For kids, rodeo is the best thing because they don’t have time to get in trouble after school. They come home from school, do their homework, eat a snack, change into their roping gear and go out and get the horses saddled. When my husband, Vic would get home from work, all of the them would rope. My sons would practice calf roping, while my daughters practiced breakaway roping, goat tying and barrel racing. I would help with opening chutes! All of our children did very well in the Junior Rodeos and we also went to many jackpot ropings.
Q. What do you want people to understand about rodeo?
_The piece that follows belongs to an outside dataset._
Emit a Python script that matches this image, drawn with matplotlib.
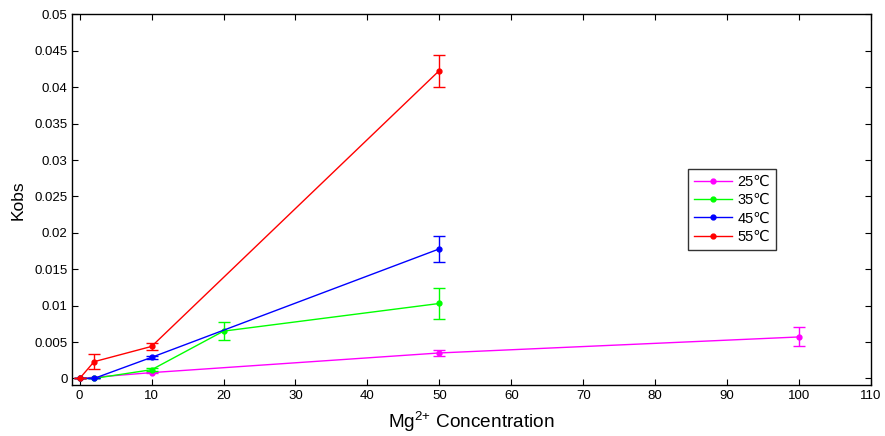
"""Kobs vs Mg2+ concentration at four temperatures."""
import matplotlib
matplotlib.use("Agg")
import matplotlib.pyplot as plt
from matplotlib.ticker import FuncFormatter

plt.rcParams["font.family"] = ["Liberation Sans", "DejaVu Sans"]
plt.rcParams["mathtext.fontset"] = "custom"
plt.rcParams["mathtext.rm"] = "Liberation Sans"
plt.rcParams["mathtext.default"] = "regular"

labels = ["25\u2103", "35\u2103", "45\u2103", "55\u2103"]
colors = ["#ff00ff", "#00ff00", "#0000ff", "#ff0000"]

x25 = [0, 10, 50, 100]
y25 = [0, 0.0008, 0.0035, 0.0057]
e25 = [0, 0.0001, 0.0004, 0.0013]

x35 = [0, 2, 10, 20, 50]
y35 = [0, 0.0, 0.0012, 0.0065, 0.0103]
e35 = [0, 0, 0.0002, 0.0012, 0.0021]

x45 = [0, 2, 10, 50]
y45 = [0, 0.0, 0.0029, 0.0178]
e45 = [0, 0, 0.0002, 0.0018]

x55 = [0, 2, 10, 50]
y55 = [0, 0.0023, 0.0044, 0.0423]
e55 = [0, 0.001, 0.0005, 0.0022]

series = [(x25, y25, e25), (x35, y35, e35), (x45, y45, e45), (x55, y55, e55)]

fig = plt.figure(figsize=(8.85, 4.36), dpi=100)
ax = fig.add_axes([0.0819, 0.117, 0.9023, 0.8498])

handles = []
for (xs, ys, es), c, lab in zip(series, colors, labels):
    ax.errorbar(xs, ys, yerr=es, color=c, lw=1, capsize=4, capthick=1,
                elinewidth=1, fmt="none")
    h, = ax.plot(xs, ys, color=c, lw=1, marker="o", ms=3.5, label=lab)
    handles.append(h)

ax.set_xlim(-1, 110)
ax.set_ylim(-0.0009, 0.05)
ax.set_xticks(range(0, 111, 10))
ax.set_yticks([i * 0.005 for i in range(11)])
ax.yaxis.set_major_formatter(FuncFormatter(lambda v, p: f"{v:g}"))
ax.tick_params(direction="in", top=True, right=True, labelsize=9.5, length=4)
for s in ax.spines.values():
    s.set_linewidth(1)

ax.set_xlabel("Mg$^{2{+}}$ Concentration", fontsize=13.7, labelpad=6)
ax.set_ylabel("Kobs", fontsize=12.5, labelpad=6)

leg = ax.legend(handles=handles, loc="upper left", bbox_to_anchor=(0.771, 0.583),
                fontsize=10.5, frameon=True, fancybox=False, handlelength=2.6,
                handletextpad=0.4, borderpad=0.4, labelspacing=0.3,
                borderaxespad=0)
leg.get_frame().set_edgecolor("black")
leg.get_frame().set_linewidth(1)

plt.savefig("out.png", dpi=100)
Y.A.: Rodeos are alot of fun, you meet alot of nice people. We were always happy to go to them. It was very important for my husband and my children to practice rodeo. Zenaida, George, Julee and Victor did very well in the Junior Rodeos and College Rodeos. They still compete. Both George and Victor participated in the National Finals Rodeo (NFR), which is the is the premier championship rodeo event in the United States!
*The NFR is like the super bowl of rodeo!
*Today, Yolanda continues to support her rodeo family. Her husband, children, grandchildren and great grandchildren participate in rodeos throughout the country. Her grandson, Cesar de la Cruz is competing at the Tucson Rodeo as a professional Team Roper. Make sure to check him out!
Thank you Mrs. Aros for sharing your story with us. You truly are an inspiration!
If you’re lucky, you might come across Yolanda at one of the local rodeos. If you do have that opportunity to meet her, make sure you sit next to her, as she has many more stories about rodeo and life to share!